= Ibrahim Osman (footballer, born 1999) =

Ghanaian professional footballer

Ibrahim Osman (born 19 July 1999) is a Ghanaian professional footballer who plays as forward for Ghana Premier League side Asante Kotoko S.C. He previously played for Liberty Professionals and King Faisal Babes.

== Club career ==

=== Asokwa Deportivo ===
Osman played for Ghana Division One League club Asokwa Deportivo before moving to Asante Kotoko In February 2018, whilst still playing for Deportivo he featured in a friendly match against his future club Kotoko, in the process scoring a goal in a 2–1 loss to Deportivo. Two months after the friendly match he was signed by Asante Kotoko.

=== Asante Kotoko ===
In May 2018, Osman was signed by coach Paa Kwesi Fabin, in a bid to bring in young talented players into the Kotoko squad. He was later on sent on a 1-year loan deal to Dansoman-based side Liberty Professionals along with Michael Yeboah ahead of the 2019 Ghana Football Association Normalization Committee Special Competition.

=== King Faisal (loan) ===
In December 2019, Osman was sent on a season long loan deal to King Faisal Babes. He scored 8 goals and made 3 assists in 14 matches before the league was cancelled due to the COVID-19 pandemic.

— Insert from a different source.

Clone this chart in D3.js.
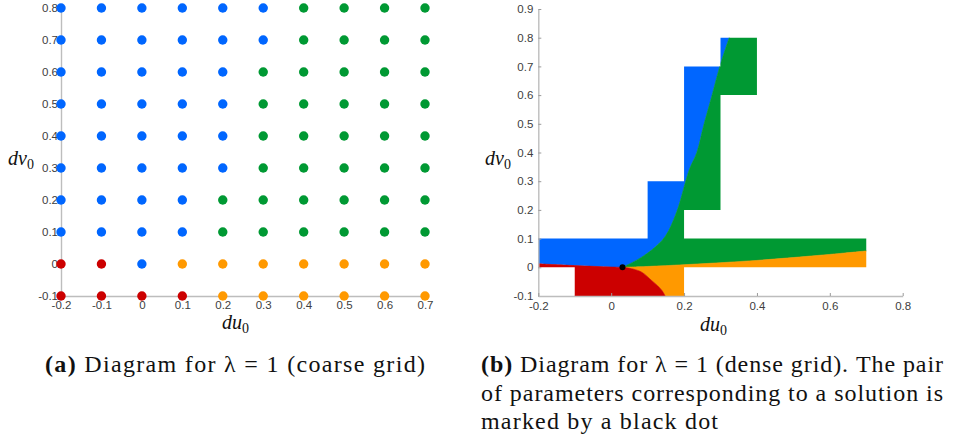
<!DOCTYPE html>
<html>
<head>
<meta charset="utf-8">
<script src="https://cdn.jsdelivr.net/npm/d3@7"></script>
<style>
  body { margin: 0; background: #fff; }
</style>
</head>
<body>
<div id="chart"></div>
<script>
// Data
const duValues = [-0.2, -0.1, 0, 0.1, 0.2, 0.3, 0.4, 0.5, 0.6, 0.7]
const dvValues = [0.8, 0.7, 0.6, 0.5, 0.4, 0.3, 0.2, 0.1, 0, -0.1]
// outcome of each coarse grid point, one string per dv row (B blue, G green, R red, O orange)
const coarseClasses = [
  'BBBBBBGGGG',
  'BBBBBBGGGG',
  'BBBBBGGGGG',
  'BBBBBGGGGG',
  'BBBBBGGGGG',
  'BBBBBGGGGG',
  'BBBBGGGGGG',
  'BBBBGGGGGG',
  'RRBOOOOOOO',
  'RRRROOOOOO',
]
const leftXTicks = [-0.2, -0.1, 0, 0.1, 0.2, 0.3, 0.4, 0.5, 0.6, 0.7]
const leftYTicks = [-0.1, 0, 0.1, 0.2, 0.3, 0.4, 0.5, 0.6, 0.7, 0.8]
const rightXTicks = [-0.2, 0, 0.2, 0.4, 0.6, 0.8]
const rightYTicks = [-0.1, 0, 0.1, 0.2, 0.3, 0.4, 0.5, 0.6, 0.7, 0.8, 0.9]

// dense grid: sampled rectangles [du0, du1, dv0, dv1]
const denseRects = [
  [-0.2, 0.7, 0, 0.1],
  [-0.1, 0.2, -0.1, 0],
  [0.1, 0.2, 0.1, 0.3],
  [0.2, 0.3, 0.2, 0.7],
  [0.3, 0.4, 0.6, 0.8],
]
// region boundaries, [du, dv]
const redBlueEdge = [[-0.2, 0.012], [-0.1, 0.006], [0, 0.001], [0.031, 0]]
const blueGreenEdge = [[0.031, 0], [0.07, 0.025], [0.111, 0.06], [0.148, 0.107], [0.18, 0.194],
  [0.214, 0.339], [0.235, 0.4], [0.255, 0.5], [0.277, 0.6], [0.298, 0.7], [0.324, 0.8]]
const greenOrangeEdge = [[0.031, 0], [0.1, 0.003], [0.2, 0.009], [0.3, 0.016], [0.4, 0.024],
  [0.5, 0.034], [0.6, 0.045], [0.7, 0.057]]
const redOrangeEdge = [[0.031, 0], [0.06, -0.006], [0.085, -0.018], [0.11, -0.045],
  [0.128, -0.065], [0.14, -0.082], [0.148, -0.1]]
const solution = [0.031, 0]

const colors = { B: '#0066ff', G: '#009933', R: '#cc0000', O: '#ff9900' }
const axisGrey = '#bdbdbd'
const sans = '"Liberation Sans", Arial, sans-serif'
const serif = '"Liberation Serif", "Times New Roman", serif'
const fmt = d => String(+d.toFixed(1))

const svg = d3.select('#chart')
  .append('svg')
  .attr('width', 953)
  .attr('height', 437)

const styleAxis = (a, tickStroke) => {
  a.attr('font-family', null).attr('font-size', null)
  a.selectAll('.tick text').style('font-family', sans).style('font-size', '11.5px').attr('fill', '#404040')
  a.select('.domain').attr('stroke', axisGrey).attr('stroke-width', 1.4)
  a.selectAll('.tick line').attr('stroke', tickStroke)
}

const subLabel = (g, x, y, name) => {
  const t = g.append('text').attr('x', x).attr('y', y)
    .style('font-family', serif).style('font-size', '20px').attr('fill', '#111')
  t.append('tspan').style('font-style', 'italic').text(name)
  t.append('tspan').style('font-size', '14px').attr('dy', 4).text('0')
}

// ---------- (a) coarse grid ----------
const xL = d3.scaleLinear().domain([-0.2, 0.7]).range([61, 425])
const yL = d3.scaleLinear().domain([-0.1, 0.8]).range([296, 8])

const left = svg.append('g')

left.append('g')
  .attr('transform', `translate(${xL(-0.2)},0)`)
  .call(d3.axisLeft(yL).tickValues(leftYTicks).tickFormat(fmt).tickSize(0).tickPadding(3))
  .call(a => styleAxis(a, 'none'))
left.append('g')
  .attr('transform', `translate(0,${yL(-0.1)})`)
  .call(d3.axisBottom(xL).tickValues(leftXTicks).tickFormat(fmt).tickSize(0).tickPadding(5))
  .call(a => styleAxis(a, 'none'))

const points = []
dvValues.forEach((dv, i) => duValues.forEach((du, j) => points.push({ du, dv, c: coarseClasses[i][j] })))

left.append('g')
  .selectAll('circle')
  .data(points)
  .join('circle')
  .attr('cx', d => xL(d.du))
  .attr('cy', d => yL(d.dv))
  .attr('r', 4.7)
  .attr('fill', d => colors[d.c])

subLabel(left, 8, 165, 'dv')
subLabel(left, 222, 329, 'du')

// ---------- (b) dense grid ----------
const xR = d3.scaleLinear().domain([-0.2, 0.8]).range([538.3, 902.7])
const yR = d3.scaleLinear().domain([-0.1, 0.9]).range([296, 9])

const right = svg.append('g')

right.append('clipPath')
  .attr('id', 'dense-clip')
  .selectAll('rect')
  .data(denseRects)
  .join('rect')
  .attr('x', d => xR(d[0]))
  .attr('width', d => xR(d[1]) - xR(d[0]))
  .attr('y', d => yR(d[3]))
  .attr('height', d => yR(d[2]) - yR(d[3]))

// a region outline is a list of pieces: smooth boundary curves or straight corner runs
const smooth = d3.line().x(d => xR(d[0])).y(d => yR(d[1])).curve(d3.curveCatmullRom.alpha(0.5))
const rev = a => a.slice().reverse()
const outline = pieces => pieces.map((p, i) => {
  if (!p.curve) return p.pts.map(d => `L${xR(d[0])},${yR(d[1])}`).join('')
  const s = smooth(p.pts)
  return i === 0 ? s : 'L' + s.slice(1)
}).join('') + 'Z'

const regions = [
  { c: 'B', pieces: [{ curve: true, pts: redBlueEdge }, { curve: true, pts: blueGreenEdge },
    { pts: [[0.324, 0.9], [-0.2, 0.9]] }] },
  { c: 'G', pieces: [{ curve: true, pts: blueGreenEdge }, { pts: [[0.324, 0.9], [0.8, 0.9], [0.8, 0.057]] },
    { curve: true, pts: rev(greenOrangeEdge) }] },
  { c: 'O', pieces: [{ curve: true, pts: greenOrangeEdge }, { pts: [[0.8, 0.057], [0.8, -0.1]] },
    { curve: true, pts: rev(redOrangeEdge) }] },
  { c: 'R', pieces: [{ curve: true, pts: redOrangeEdge }, { pts: [[-0.2, -0.1]] },
    { curve: true, pts: redBlueEdge }] },
]

right.append('g')
  .attr('clip-path', 'url(#dense-clip)')
  .selectAll('path')
  .data(regions)
  .join('path')
  .attr('d', d => outline(d.pieces))
  .attr('fill', d => colors[d.c])
  .attr('stroke', d => colors[d.c])
  .attr('stroke-width', 0.6)

right.append('circle')
  .attr('cx', xR(solution[0]))
  .attr('cy', yR(solution[1]))
  .attr('r', 3)
  .attr('fill', '#000')

right.append('g')
  .attr('transform', `translate(${xR(-0.2)},0)`)
  .call(d3.axisLeft(yR).tickValues(rightYTicks).tickFormat(fmt).tickSizeInner(-3).tickSizeOuter(0).tickPadding(5))
  .call(a => styleAxis(a, '#9a9a9a'))
right.append('g')
  .attr('transform', `translate(0,${yR(-0.1)})`)
  .call(d3.axisBottom(xR).tickValues(rightXTicks).tickFormat(fmt).tickSizeInner(-3).tickSizeOuter(0).tickPadding(6))
  .call(a => styleAxis(a, '#9a9a9a'))

subLabel(right, 700, 331, 'du')
subLabel(right, 485, 165, 'dv')

// ---------- captions ----------
const caption = (x, y, bold, rest, len) => {
  const t = svg.append('text').attr('x', x).attr('y', y)
    .style('font-family', serif).style('font-size', '24px').attr('fill', '#111')
  if (len) t.attr('textLength', len).attr('lengthAdjust', 'spacing')
  if (bold) t.append('tspan').style('font-weight', 'bold').text(bold)
  t.append('tspan').text(rest)
}
caption(45, 372, '(a)', ' Diagram for λ = 1 (coarse grid)', 380)
caption(481, 372, '(b)', ' Diagram for λ = 1 (dense grid). The pair', 462)
caption(481, 401, null, 'of parameters corresponding to a solution is', 462)
caption(481, 429, null, 'marked by a black dot', 237)
</script>
</body>
</html>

=== Return to Asante Kotoko ===
In July 2020, after his season long loan deal ended with King Faisal, he returned to his parent club Asante Kotoko, even though King Faisal made attempts to secure him on a permanent basis. With no striker from Asante Kotoko scoring more than 3 goals the season before that he was in line of being one of their main strikers. There were reports that Aduana Stars wanted to sign him as a replacement for Yahaya Mohammed who was on the verge of leaving the club. In November 2020, he was named in the club's squad for the 2020–21 Ghana Premier League. On 11 December 2020, he scored his first league goal for Asante Kotoko by scoring the only goal in a 1–0 win Legon Cities Stars, to help to win their first match of the season, he scored the goal in the 10th minute from an assist by Patrick Kojo Asmah but later received an injury in the 40th minute of the same match and had to be stretchered off and replaced by Evans Adomako. He was ruled out for their next match against Accra Great Olympics. In March 2021, he returned to training after 4 months on the sidelines with the thigh injury.